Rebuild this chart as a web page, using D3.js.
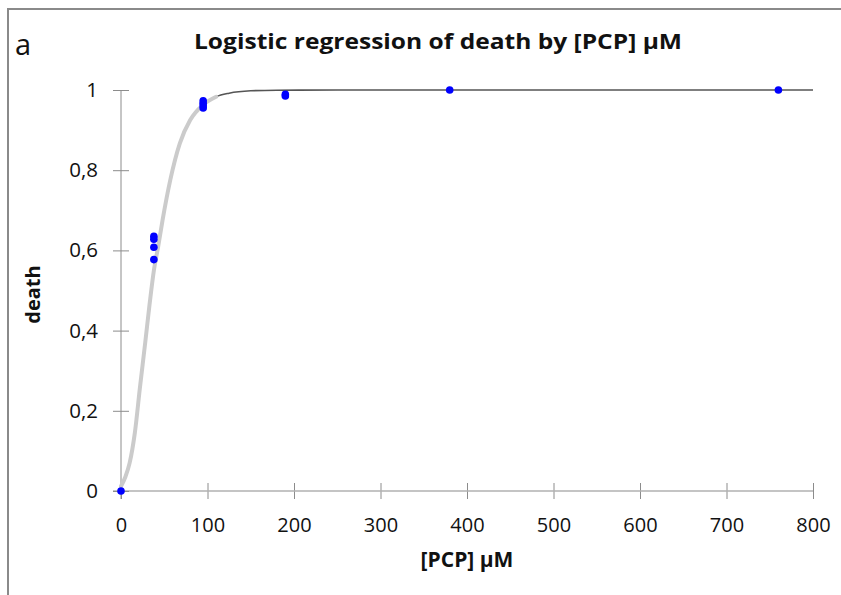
<!DOCTYPE html>
<html>
<head>
<meta charset="utf-8">
<script src="https://cdn.jsdelivr.net/npm/d3@7"></script>
<style>
  html, body { margin: 0; padding: 0; background: #fff; }
  svg { display: block; font-family: "Open Sans", sans-serif; }
</style>
</head>
<body>
<svg id="chart" width="841" height="595"></svg>
<script>
// observations: [PCP] in µM and the death fraction
const doseX = [0, 38, 38, 38, 38, 95, 95, 95, 95, 190, 190, 380, 760]
const deathY = [0, 0.635, 0.628, 0.608, 0.577, 0.973, 0.967, 0.961, 0.955, 0.989, 0.985, 1, 1]

// fitted logistic curve
const curveX = [0, 5, 10, 16, 22, 28, 33, 38, 43, 48, 57, 68, 80, 95, 110, 125, 150, 180, 250, 400, 800]
const curveY = [0.012, 0.035, 0.07, 0.145, 0.26, 0.37, 0.465, 0.55, 0.61, 0.675, 0.776, 0.867, 0.925, 0.963, 0.983, 0.992, 0.998, 0.9995, 1, 1, 1]
const bandEnd = 122 // the grey band fades out here

const xTicks = [0, 100, 200, 300, 400, 500, 600, 700, 800]
const yTicks = [0, 0.2, 0.4, 0.6, 0.8, 1]

const svg = d3.select('#chart')

const x = d3.scaleLinear().domain([0, 800]).range([121, 813])
const y = d3.scaleLinear().domain([0, 1]).range([491, 90])

const axisCol = '#8c8c8c'
const fmt = d => d3.format('~g')(d).replace('.', ',')

// frame
svg.append('path')
  .attr('d', 'M8,595 V9 H841')
  .attr('fill', 'none')
  .attr('stroke', '#8a8a8a')
  .attr('stroke-width', 2)

// panel letter + title
svg.append('text').attr('x', 15).attr('y', 55)
  .attr('font-size', 29).attr('fill', '#111').text('a')
svg.append('text').attr('x', 438).attr('y', 49)
  .attr('text-anchor', 'middle').attr('font-size', 21.5).attr('font-weight', 'bold')
  .attr('textLength', 488).attr('lengthAdjust', 'spacingAndGlyphs')
  .attr('fill', '#111').text('Logistic regression of death by [PCP] µM')

// x axis
const xAxis = svg.append('g').attr('transform', `translate(0,${y(0)})`)
  .call(d3.axisBottom(x).tickValues(xTicks).tickSize(0).tickFormat(d3.format('d')).tickPadding(27))
xAxis.select('.domain').remove()
xAxis.append('line').attr('x1', 113).attr('x2', x(800))
  .attr('stroke', '#b0b0b0').attr('stroke-width', 1.5)
xAxis.selectAll('.tick').append('line')
  .attr('y1', -8).attr('y2', 8).attr('stroke', axisCol)
xAxis.selectAll('.tick text').attr('font-size', 20).attr('fill', '#111')
  .attr('font-family', '"Open Sans", sans-serif')

// y axis
const yAxis = svg.append('g').attr('transform', `translate(${x(0)},0)`)
  .call(d3.axisLeft(y).tickValues(yTicks).tickSize(0).tickFormat(fmt).tickPadding(23))
yAxis.select('.domain').remove()
yAxis.append('line').attr('y1', y(1)).attr('y2', y(0) + 8)
  .attr('stroke', axisCol)
yAxis.selectAll('.tick').append('line')
  .attr('x1', -8).attr('x2', 8).attr('stroke', axisCol)
yAxis.selectAll('.tick text').attr('font-size', 20.5).attr('fill', '#111')
  .attr('font-family', '"Open Sans", sans-serif')

// axis titles
svg.append('text')
  .attr('transform', `translate(40,${(y(0) + y(1)) / 2 + 4}) rotate(-90)`)
  .attr('text-anchor', 'middle').attr('font-size', 20).attr('font-weight', 'bold')
  .attr('fill', '#111').text('death')
svg.append('text').attr('x', (x(0) + x(800)) / 2).attr('y', 567)
  .attr('text-anchor', 'middle').attr('font-size', 21).attr('font-weight', 'bold')
  .attr('fill', '#111').text('[PCP] µM')

// fitted curve
const pts = curveX.map((v, i) => [v, curveY[i]])
const line = d3.line().x(d => x(d[0])).y(d => y(d[1])).curve(d3.curveMonotoneX)

svg.append('path').datum(pts)
  .attr('d', line).attr('fill', 'none')
  .attr('stroke', '#555').attr('stroke-width', 1.6)

svg.append('path').datum(pts.filter(d => d[0] <= bandEnd))
  .attr('d', line).attr('fill', 'none')
  .attr('stroke', '#cbcbcb').attr('stroke-width', 4).attr('stroke-linecap', 'round')

// observations
svg.selectAll('circle.obs')
  .data(doseX.map((v, i) => [v, deathY[i]]))
  .enter().append('circle')
  .attr('class', 'obs')
  .attr('cx', d => x(d[0]))
  .attr('cy', d => y(d[1]))
  .attr('r', 3.8)
  .attr('fill', '#0000ff')
</script>
</body>
</html>
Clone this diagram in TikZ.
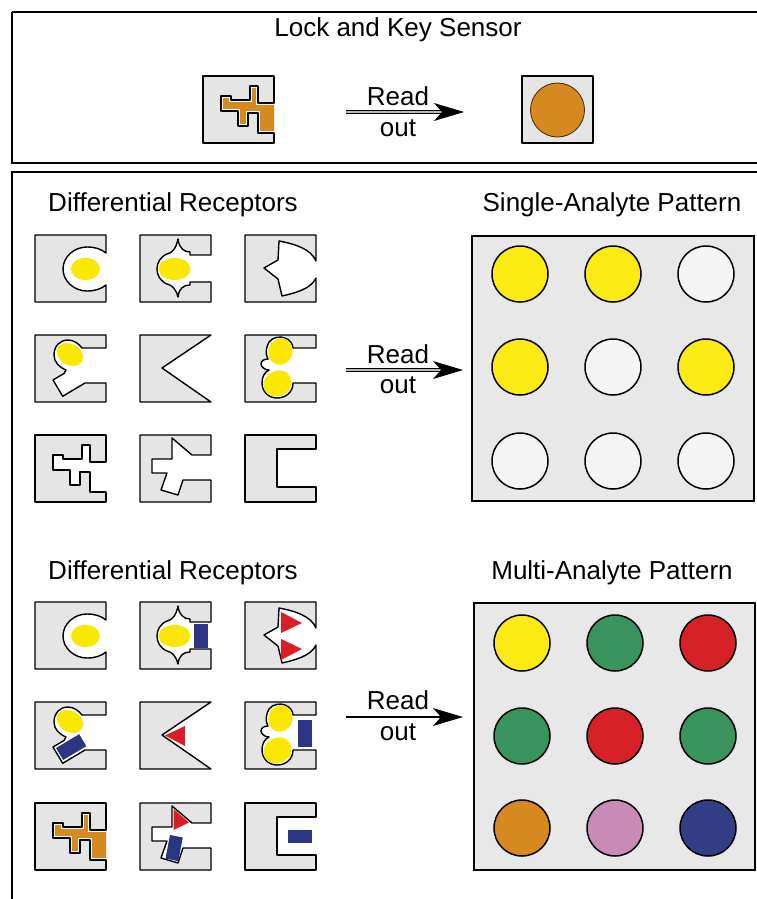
....
* _EXERCISE_: Quote all the lines above exactly as given. Do not include the pictures.

* _FINAL RESULT_:
Rebuild this chart as a web page, using D3.js.
<!DOCTYPE html>
<html>
<head>
<meta charset="utf-8">
<script src="https://cdn.jsdelivr.net/npm/d3@7"></script>
<style>
  html, body { margin: 0; padding: 0; background: #fff; }
  svg { display: block; font-family: "Open Sans", sans-serif; }
</style>
</head>
<body>
<svg id="chart" width="841" height="595"></svg>
<script>
// observations: [PCP] in µM and the death fraction
const doseX = [0, 38, 38, 38, 38, 95, 95, 95, 95, 190, 190, 380, 760]
const deathY = [0, 0.635, 0.628, 0.608, 0.577, 0.973, 0.967, 0.961, 0.955, 0.989, 0.985, 1, 1]

// fitted logistic curve
const curveX = [0, 5, 10, 16, 22, 28, 33, 38, 43, 48, 57, 68, 80, 95, 110, 125, 150, 180, 250, 400, 800]
const curveY = [0.012, 0.035, 0.07, 0.145, 0.26, 0.37, 0.465, 0.55, 0.61, 0.675, 0.776, 0.867, 0.925, 0.963, 0.983, 0.992, 0.998, 0.9995, 1, 1, 1]
const bandEnd = 122 // the grey band fades out here

const xTicks = [0, 100, 200, 300, 400, 500, 600, 700, 800]
const yTicks = [0, 0.2, 0.4, 0.6, 0.8, 1]

const svg = d3.select('#chart')

const x = d3.scaleLinear().domain([0, 800]).range([121, 813])
const y = d3.scaleLinear().domain([0, 1]).range([491, 90])

const axisCol = '#8c8c8c'
const fmt = d => d3.format('~g')(d).replace('.', ',')

// frame
svg.append('path')
  .attr('d', 'M8,595 V9 H841')
  .attr('fill', 'none')
  .attr('stroke', '#8a8a8a')
  .attr('stroke-width', 2)

// panel letter + title
svg.append('text').attr('x', 15).attr('y', 55)
  .attr('font-size', 29).attr('fill', '#111').text('a')
svg.append('text').attr('x', 438).attr('y', 49)
  .attr('text-anchor', 'middle').attr('font-size', 21.5).attr('font-weight', 'bold')
  .attr('textLength', 488).attr('lengthAdjust', 'spacingAndGlyphs')
  .attr('fill', '#111').text('Logistic regression of death by [PCP] µM')

// x axis
const xAxis = svg.append('g').attr('transform', `translate(0,${y(0)})`)
  .call(d3.axisBottom(x).tickValues(xTicks).tickSize(0).tickFormat(d3.format('d')).tickPadding(27))
xAxis.select('.domain').remove()
xAxis.append('line').attr('x1', 113).attr('x2', x(800))
  .attr('stroke', '#b0b0b0').attr('stroke-width', 1.5)
xAxis.selectAll('.tick').append('line')
  .attr('y1', -8).attr('y2', 8).attr('stroke', axisCol)
xAxis.selectAll('.tick text').attr('font-size', 20).attr('fill', '#111')
  .attr('font-family', '"Open Sans", sans-serif')

// y axis
const yAxis = svg.append('g').attr('transform', `translate(${x(0)},0)`)
  .call(d3.axisLeft(y).tickValues(yTicks).tickSize(0).tickFormat(fmt).tickPadding(23))
yAxis.select('.domain').remove()
yAxis.append('line').attr('y1', y(1)).attr('y2', y(0) + 8)
  .attr('stroke', axisCol)
yAxis.selectAll('.tick').append('line')
  .attr('x1', -8).attr('x2', 8).attr('stroke', axisCol)
yAxis.selectAll('.tick text').attr('font-size', 20.5).attr('fill', '#111')
  .attr('font-family', '"Open Sans", sans-serif')

// axis titles
svg.append('text')
  .attr('transform', `translate(40,${(y(0) + y(1)) / 2 + 4}) rotate(-90)`)
  .attr('text-anchor', 'middle').attr('font-size', 20).attr('font-weight', 'bold')
  .attr('fill', '#111').text('death')
svg.append('text').attr('x', (x(0) + x(800)) / 2).attr('y', 567)
  .attr('text-anchor', 'middle').attr('font-size', 21).attr('font-weight', 'bold')
  .attr('fill', '#111').text('[PCP] µM')

// fitted curve
const pts = curveX.map((v, i) => [v, curveY[i]])
const line = d3.line().x(d => x(d[0])).y(d => y(d[1])).curve(d3.curveMonotoneX)

svg.append('path').datum(pts)
  .attr('d', line).attr('fill', 'none')
  .attr('stroke', '#555').attr('stroke-width', 1.6)

svg.append('path').datum(pts.filter(d => d[0] <= bandEnd))
  .attr('d', line).attr('fill', 'none')
  .attr('stroke', '#cbcbcb').attr('stroke-width', 4).attr('stroke-linecap', 'round')

// observations
svg.selectAll('circle.obs')
  .data(doseX.map((v, i) => [v, deathY[i]]))
  .enter().append('circle')
  .attr('class', 'obs')
  .attr('cx', d => x(d[0]))
  .attr('cy', d => y(d[1]))
  .attr('r', 3.8)
  .attr('fill', '#0000ff')
</script>
</body>
</html>
Clone this diagram in TikZ.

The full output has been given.